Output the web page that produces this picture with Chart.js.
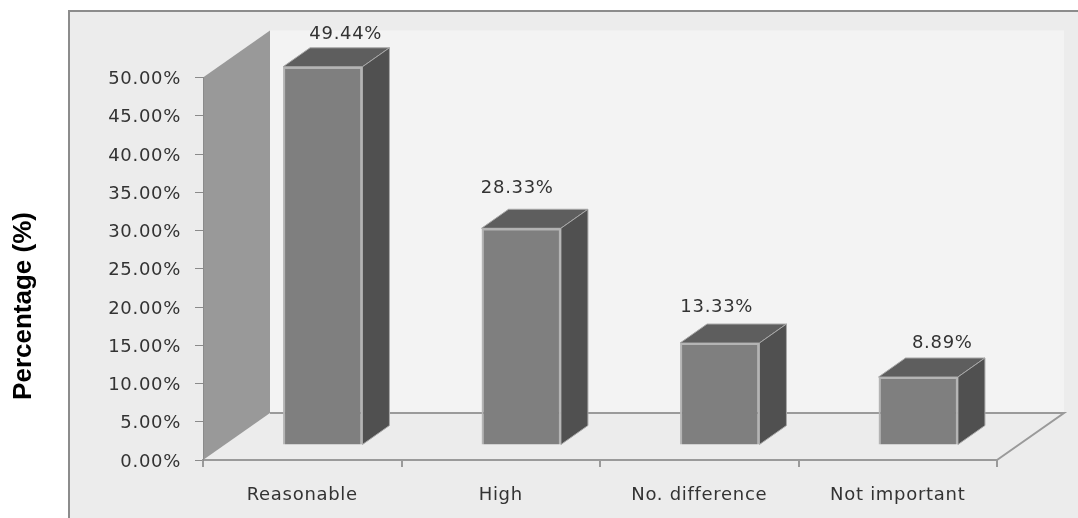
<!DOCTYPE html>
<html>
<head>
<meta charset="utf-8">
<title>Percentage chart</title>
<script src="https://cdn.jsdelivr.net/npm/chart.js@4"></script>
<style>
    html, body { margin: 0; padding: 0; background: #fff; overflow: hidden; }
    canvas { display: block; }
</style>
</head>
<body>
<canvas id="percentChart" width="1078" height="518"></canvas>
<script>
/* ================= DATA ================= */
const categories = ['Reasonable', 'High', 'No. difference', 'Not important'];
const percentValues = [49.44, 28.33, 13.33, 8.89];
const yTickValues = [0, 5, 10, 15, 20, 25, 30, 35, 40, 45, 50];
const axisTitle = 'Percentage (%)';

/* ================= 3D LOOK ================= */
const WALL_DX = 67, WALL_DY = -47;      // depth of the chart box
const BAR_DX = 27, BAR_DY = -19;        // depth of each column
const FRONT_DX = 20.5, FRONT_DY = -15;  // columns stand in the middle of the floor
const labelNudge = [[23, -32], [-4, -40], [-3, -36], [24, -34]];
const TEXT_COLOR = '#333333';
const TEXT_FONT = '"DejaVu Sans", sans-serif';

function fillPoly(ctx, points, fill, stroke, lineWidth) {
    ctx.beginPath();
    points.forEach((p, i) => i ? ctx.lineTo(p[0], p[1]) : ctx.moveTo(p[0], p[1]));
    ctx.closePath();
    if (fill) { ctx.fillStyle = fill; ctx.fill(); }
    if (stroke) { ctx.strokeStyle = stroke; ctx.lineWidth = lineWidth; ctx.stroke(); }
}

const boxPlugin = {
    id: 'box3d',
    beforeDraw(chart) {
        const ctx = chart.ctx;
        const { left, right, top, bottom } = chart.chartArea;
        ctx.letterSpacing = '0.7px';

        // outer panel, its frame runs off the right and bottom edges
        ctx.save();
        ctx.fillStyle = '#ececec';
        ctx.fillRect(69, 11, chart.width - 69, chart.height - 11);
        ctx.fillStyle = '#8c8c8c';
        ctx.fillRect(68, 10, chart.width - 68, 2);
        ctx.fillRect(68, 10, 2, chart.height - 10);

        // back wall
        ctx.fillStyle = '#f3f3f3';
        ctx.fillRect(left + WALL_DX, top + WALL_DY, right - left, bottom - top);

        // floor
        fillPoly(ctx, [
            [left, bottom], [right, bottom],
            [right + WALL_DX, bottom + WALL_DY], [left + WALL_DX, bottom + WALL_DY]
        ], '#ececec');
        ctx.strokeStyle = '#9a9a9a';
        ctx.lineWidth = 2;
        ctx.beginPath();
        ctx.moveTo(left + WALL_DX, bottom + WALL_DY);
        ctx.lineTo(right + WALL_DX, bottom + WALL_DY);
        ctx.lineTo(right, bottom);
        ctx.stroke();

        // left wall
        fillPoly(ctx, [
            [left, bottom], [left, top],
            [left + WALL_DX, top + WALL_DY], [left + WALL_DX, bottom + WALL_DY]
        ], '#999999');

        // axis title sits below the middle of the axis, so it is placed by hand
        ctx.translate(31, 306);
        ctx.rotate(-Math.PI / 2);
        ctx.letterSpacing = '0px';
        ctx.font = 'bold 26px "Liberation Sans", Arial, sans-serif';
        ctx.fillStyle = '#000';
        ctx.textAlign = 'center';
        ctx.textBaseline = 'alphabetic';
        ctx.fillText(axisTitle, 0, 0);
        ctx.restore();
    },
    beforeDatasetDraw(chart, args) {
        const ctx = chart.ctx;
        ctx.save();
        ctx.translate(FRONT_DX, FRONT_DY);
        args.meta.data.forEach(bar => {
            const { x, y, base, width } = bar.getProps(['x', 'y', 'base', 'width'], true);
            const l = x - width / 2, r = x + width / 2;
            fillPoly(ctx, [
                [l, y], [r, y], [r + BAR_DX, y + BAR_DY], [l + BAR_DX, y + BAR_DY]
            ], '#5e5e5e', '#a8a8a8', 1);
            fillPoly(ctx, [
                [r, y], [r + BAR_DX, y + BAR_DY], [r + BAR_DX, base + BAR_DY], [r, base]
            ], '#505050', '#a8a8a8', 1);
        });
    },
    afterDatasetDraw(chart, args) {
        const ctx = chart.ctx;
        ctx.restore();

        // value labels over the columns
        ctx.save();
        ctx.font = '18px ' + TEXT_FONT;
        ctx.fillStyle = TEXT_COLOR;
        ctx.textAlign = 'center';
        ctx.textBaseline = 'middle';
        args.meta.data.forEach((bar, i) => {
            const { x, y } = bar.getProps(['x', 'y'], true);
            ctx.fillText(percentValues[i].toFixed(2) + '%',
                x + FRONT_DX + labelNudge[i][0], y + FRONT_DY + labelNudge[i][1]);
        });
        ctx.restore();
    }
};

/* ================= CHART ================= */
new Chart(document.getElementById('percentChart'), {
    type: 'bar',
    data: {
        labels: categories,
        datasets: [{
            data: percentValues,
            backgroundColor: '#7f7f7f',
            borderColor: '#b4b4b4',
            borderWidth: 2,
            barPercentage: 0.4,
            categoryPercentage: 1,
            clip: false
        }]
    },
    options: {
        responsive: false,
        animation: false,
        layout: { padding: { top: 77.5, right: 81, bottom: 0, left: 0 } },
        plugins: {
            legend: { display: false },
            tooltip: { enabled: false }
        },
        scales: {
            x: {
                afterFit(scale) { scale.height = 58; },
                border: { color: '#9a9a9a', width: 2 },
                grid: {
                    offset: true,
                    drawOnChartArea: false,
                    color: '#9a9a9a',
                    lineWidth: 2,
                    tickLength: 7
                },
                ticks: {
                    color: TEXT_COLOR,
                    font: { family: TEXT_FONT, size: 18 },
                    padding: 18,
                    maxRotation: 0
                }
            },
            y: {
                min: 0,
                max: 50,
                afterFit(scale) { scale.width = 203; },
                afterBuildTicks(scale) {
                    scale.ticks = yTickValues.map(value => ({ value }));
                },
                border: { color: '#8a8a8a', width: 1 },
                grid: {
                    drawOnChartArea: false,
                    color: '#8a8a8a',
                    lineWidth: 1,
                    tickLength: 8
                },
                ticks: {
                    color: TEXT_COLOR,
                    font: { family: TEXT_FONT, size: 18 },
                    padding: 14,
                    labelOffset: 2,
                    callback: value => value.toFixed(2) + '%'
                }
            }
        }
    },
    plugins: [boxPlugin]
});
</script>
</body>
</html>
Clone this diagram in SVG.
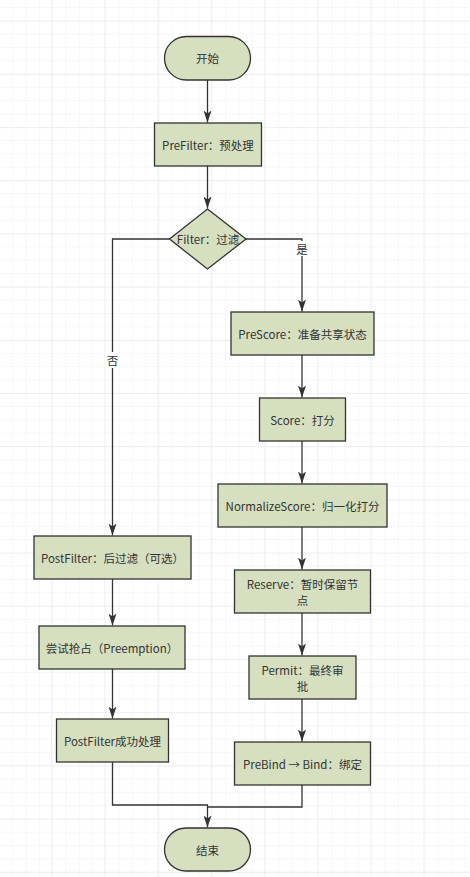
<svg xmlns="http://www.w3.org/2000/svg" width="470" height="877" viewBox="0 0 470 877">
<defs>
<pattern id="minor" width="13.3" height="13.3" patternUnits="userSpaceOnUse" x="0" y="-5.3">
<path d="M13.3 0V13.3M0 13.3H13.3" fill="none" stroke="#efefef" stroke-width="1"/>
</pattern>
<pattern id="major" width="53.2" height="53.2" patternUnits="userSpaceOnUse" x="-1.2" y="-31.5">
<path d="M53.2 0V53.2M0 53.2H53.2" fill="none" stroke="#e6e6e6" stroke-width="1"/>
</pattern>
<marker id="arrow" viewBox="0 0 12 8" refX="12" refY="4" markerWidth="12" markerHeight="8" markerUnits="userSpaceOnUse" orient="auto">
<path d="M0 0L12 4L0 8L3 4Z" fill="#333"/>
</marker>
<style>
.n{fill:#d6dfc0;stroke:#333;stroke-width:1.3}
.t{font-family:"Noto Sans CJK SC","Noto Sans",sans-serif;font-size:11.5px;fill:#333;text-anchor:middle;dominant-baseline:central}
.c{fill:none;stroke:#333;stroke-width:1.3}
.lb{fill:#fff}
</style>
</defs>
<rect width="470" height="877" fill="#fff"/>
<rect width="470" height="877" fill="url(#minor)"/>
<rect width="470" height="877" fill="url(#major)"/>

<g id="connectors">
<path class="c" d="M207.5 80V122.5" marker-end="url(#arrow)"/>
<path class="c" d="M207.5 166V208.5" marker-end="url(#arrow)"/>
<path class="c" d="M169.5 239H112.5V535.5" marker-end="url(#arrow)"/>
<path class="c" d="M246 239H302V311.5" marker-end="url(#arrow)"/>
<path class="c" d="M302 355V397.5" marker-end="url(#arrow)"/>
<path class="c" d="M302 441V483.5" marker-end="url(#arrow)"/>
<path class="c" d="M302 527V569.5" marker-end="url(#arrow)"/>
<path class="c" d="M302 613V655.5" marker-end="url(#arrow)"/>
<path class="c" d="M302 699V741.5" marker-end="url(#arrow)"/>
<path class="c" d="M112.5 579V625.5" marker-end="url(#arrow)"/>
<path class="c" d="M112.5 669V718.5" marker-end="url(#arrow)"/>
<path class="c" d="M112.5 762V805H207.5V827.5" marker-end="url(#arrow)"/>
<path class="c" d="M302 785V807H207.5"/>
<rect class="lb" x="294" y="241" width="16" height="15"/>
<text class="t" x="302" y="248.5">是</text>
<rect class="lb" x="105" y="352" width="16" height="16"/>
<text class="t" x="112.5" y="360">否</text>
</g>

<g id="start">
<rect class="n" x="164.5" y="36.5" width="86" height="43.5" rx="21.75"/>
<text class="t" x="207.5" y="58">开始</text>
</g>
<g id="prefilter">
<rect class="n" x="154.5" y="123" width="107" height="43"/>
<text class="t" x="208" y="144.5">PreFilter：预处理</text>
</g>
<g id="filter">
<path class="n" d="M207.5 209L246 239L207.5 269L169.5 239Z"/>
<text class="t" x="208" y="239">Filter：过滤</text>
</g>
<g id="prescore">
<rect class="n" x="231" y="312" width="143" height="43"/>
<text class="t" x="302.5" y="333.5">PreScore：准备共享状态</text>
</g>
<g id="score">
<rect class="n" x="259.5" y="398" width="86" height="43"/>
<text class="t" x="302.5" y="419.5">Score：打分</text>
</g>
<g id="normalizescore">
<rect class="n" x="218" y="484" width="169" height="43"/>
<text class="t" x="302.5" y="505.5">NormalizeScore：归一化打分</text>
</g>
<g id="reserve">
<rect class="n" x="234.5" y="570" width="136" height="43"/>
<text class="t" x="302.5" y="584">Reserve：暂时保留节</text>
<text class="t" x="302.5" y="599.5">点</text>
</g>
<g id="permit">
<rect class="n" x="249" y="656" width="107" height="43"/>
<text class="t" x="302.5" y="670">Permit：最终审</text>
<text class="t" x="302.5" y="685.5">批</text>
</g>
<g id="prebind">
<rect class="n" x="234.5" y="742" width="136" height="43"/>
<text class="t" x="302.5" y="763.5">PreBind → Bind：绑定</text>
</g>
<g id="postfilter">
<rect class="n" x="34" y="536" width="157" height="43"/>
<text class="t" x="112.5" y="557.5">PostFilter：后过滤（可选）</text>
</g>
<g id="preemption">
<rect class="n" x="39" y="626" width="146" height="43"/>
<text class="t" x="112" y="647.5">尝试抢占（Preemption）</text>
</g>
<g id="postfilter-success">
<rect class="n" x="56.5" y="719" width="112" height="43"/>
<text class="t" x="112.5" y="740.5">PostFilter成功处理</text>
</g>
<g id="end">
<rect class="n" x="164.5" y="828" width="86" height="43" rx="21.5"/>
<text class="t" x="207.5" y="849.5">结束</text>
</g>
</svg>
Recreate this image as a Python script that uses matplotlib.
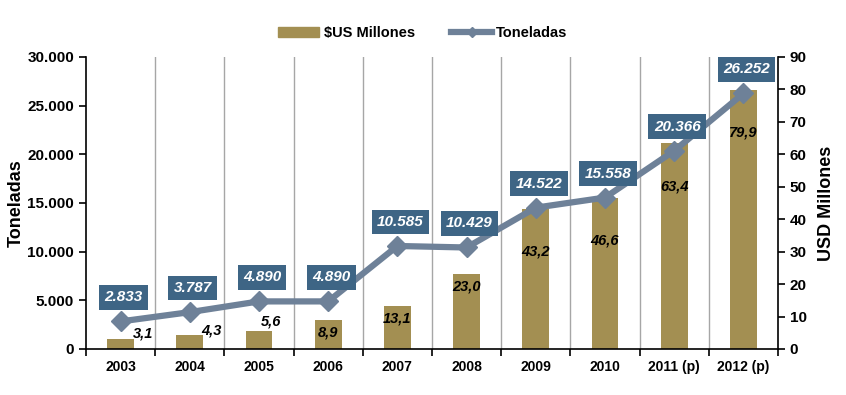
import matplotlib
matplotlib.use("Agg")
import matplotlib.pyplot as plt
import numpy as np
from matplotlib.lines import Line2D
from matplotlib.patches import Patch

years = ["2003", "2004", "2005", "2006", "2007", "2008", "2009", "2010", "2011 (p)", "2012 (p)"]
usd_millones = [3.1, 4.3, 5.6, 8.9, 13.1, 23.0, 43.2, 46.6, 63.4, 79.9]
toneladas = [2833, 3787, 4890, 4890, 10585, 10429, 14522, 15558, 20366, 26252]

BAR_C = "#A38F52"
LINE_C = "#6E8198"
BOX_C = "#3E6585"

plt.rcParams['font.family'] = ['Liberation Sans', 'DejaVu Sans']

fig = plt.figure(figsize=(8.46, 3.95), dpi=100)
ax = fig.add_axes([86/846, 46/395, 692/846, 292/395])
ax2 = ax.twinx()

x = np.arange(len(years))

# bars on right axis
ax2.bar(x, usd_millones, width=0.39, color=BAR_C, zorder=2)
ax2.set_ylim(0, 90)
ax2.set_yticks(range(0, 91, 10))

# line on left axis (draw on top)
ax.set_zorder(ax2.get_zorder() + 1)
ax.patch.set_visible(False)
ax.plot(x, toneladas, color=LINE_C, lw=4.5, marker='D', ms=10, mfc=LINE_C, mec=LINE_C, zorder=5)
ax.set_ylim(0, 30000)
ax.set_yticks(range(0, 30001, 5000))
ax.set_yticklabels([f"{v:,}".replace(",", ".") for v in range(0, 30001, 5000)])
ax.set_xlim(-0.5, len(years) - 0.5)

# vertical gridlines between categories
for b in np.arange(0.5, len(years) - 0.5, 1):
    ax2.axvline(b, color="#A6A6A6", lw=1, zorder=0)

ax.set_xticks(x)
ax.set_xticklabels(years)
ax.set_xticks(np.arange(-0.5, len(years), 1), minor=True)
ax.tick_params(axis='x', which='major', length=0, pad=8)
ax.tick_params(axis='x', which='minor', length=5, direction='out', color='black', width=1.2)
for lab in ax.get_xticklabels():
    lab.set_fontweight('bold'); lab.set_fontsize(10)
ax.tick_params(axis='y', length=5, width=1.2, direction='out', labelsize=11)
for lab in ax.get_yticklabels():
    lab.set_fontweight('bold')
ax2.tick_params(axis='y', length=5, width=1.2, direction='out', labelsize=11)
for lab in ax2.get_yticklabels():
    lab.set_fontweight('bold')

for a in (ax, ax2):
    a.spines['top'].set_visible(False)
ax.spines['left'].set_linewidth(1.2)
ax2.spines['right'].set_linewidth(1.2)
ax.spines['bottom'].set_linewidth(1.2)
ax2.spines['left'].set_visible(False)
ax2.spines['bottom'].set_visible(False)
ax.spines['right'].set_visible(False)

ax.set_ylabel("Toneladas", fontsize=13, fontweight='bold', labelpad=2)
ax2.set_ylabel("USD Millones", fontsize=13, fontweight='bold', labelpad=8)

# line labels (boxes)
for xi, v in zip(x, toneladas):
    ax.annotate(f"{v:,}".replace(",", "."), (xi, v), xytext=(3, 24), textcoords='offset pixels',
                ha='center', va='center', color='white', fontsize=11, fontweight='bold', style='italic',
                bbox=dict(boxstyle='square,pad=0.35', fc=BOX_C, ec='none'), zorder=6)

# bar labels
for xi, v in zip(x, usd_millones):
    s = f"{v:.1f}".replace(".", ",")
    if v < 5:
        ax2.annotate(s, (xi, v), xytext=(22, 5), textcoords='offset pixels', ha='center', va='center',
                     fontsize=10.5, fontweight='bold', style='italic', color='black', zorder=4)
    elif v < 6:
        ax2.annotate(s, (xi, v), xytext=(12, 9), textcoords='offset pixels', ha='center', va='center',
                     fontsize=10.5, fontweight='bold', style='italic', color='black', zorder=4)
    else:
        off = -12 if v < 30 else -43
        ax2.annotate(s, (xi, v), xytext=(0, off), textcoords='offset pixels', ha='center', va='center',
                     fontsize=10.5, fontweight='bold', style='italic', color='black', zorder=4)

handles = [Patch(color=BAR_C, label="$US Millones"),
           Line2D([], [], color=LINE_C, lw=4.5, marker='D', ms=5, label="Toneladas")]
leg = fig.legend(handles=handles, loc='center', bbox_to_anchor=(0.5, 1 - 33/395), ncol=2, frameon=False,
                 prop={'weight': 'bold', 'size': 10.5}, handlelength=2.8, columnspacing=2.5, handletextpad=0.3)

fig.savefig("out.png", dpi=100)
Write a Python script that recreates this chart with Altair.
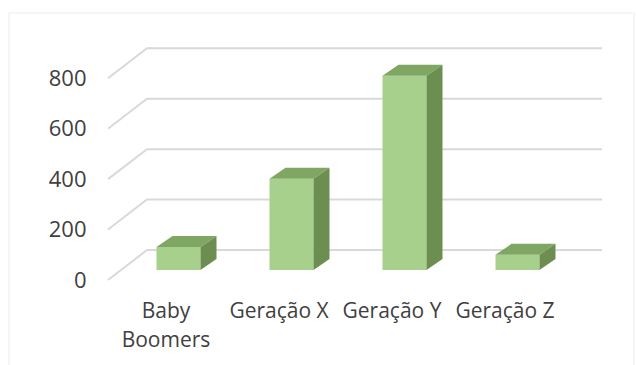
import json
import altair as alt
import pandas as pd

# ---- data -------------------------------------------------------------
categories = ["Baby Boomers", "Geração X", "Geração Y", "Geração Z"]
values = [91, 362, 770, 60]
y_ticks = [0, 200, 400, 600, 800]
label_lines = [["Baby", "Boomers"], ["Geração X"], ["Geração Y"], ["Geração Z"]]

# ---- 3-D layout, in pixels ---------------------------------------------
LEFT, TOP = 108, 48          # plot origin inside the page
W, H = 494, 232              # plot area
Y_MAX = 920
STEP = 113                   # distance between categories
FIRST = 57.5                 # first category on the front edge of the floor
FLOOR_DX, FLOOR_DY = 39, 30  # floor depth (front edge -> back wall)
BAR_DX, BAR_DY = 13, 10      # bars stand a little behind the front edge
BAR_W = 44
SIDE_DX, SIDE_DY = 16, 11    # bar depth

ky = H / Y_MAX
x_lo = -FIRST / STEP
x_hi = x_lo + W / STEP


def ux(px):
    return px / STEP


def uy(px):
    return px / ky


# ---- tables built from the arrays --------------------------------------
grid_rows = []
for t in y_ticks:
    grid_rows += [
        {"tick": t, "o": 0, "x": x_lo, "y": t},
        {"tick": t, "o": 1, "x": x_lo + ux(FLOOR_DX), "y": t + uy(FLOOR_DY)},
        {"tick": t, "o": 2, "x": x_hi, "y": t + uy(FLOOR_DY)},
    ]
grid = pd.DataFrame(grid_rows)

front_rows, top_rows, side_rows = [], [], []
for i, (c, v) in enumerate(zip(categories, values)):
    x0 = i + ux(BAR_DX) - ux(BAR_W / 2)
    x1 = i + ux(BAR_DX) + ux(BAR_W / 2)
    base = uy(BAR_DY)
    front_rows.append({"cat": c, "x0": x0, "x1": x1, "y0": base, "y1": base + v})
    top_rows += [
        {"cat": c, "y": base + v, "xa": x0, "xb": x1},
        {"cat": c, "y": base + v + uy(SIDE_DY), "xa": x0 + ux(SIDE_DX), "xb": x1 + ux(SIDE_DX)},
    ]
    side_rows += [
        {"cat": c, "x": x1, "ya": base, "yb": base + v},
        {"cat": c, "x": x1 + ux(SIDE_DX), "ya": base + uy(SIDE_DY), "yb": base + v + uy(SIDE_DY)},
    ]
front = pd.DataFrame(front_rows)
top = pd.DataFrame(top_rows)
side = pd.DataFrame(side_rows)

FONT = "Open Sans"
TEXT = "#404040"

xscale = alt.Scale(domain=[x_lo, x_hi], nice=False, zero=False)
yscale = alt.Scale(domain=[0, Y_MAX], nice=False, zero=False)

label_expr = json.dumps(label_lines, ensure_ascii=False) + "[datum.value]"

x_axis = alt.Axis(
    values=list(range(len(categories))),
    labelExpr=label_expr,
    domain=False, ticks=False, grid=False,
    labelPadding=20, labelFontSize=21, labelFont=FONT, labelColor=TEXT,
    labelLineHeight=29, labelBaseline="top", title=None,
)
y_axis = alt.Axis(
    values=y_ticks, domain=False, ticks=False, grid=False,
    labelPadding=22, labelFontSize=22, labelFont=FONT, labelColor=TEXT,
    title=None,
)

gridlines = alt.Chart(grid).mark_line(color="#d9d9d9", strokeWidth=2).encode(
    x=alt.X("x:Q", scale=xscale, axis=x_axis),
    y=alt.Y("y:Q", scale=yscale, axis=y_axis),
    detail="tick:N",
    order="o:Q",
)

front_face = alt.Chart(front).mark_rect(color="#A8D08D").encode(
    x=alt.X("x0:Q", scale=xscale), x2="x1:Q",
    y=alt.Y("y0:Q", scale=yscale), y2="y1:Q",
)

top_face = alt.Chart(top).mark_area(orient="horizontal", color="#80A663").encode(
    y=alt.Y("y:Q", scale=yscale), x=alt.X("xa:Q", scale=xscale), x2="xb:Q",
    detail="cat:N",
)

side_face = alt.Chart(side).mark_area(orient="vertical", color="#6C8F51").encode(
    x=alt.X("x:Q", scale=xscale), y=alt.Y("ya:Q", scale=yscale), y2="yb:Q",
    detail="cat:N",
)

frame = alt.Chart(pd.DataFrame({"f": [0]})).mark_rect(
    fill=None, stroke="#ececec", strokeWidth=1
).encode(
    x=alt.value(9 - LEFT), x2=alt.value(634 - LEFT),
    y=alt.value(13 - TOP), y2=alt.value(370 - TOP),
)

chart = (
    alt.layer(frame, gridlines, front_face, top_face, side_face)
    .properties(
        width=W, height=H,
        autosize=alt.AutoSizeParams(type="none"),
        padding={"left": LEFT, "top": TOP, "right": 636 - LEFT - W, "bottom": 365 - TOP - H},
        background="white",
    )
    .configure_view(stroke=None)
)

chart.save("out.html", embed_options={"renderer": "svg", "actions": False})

====================

SHORT EXERCISE >> Copy exactly the stretch of lines from the one containing "Write a Python" through the one containing "return px / ky", both included. Leave out any pictures.

ANSWER FOR THE TASK >>
Write a Python script that recreates this chart with Altair.
import json
import altair as alt
import pandas as pd

# ---- data -------------------------------------------------------------
categories = ["Baby Boomers", "Geração X", "Geração Y", "Geração Z"]
values = [91, 362, 770, 60]
y_ticks = [0, 200, 400, 600, 800]
label_lines = [["Baby", "Boomers"], ["Geração X"], ["Geração Y"], ["Geração Z"]]

# ---- 3-D layout, in pixels ---------------------------------------------
LEFT, TOP = 108, 48          # plot origin inside the page
W, H = 494, 232              # plot area
Y_MAX = 920
STEP = 113                   # distance between categories
FIRST = 57.5                 # first category on the front edge of the floor
FLOOR_DX, FLOOR_DY = 39, 30  # floor depth (front edge -> back wall)
BAR_DX, BAR_DY = 13, 10      # bars stand a little behind the front edge
BAR_W = 44
SIDE_DX, SIDE_DY = 16, 11    # bar depth

ky = H / Y_MAX
x_lo = -FIRST / STEP
x_hi = x_lo + W / STEP


def ux(px):
    return px / STEP


def uy(px):
    return px / ky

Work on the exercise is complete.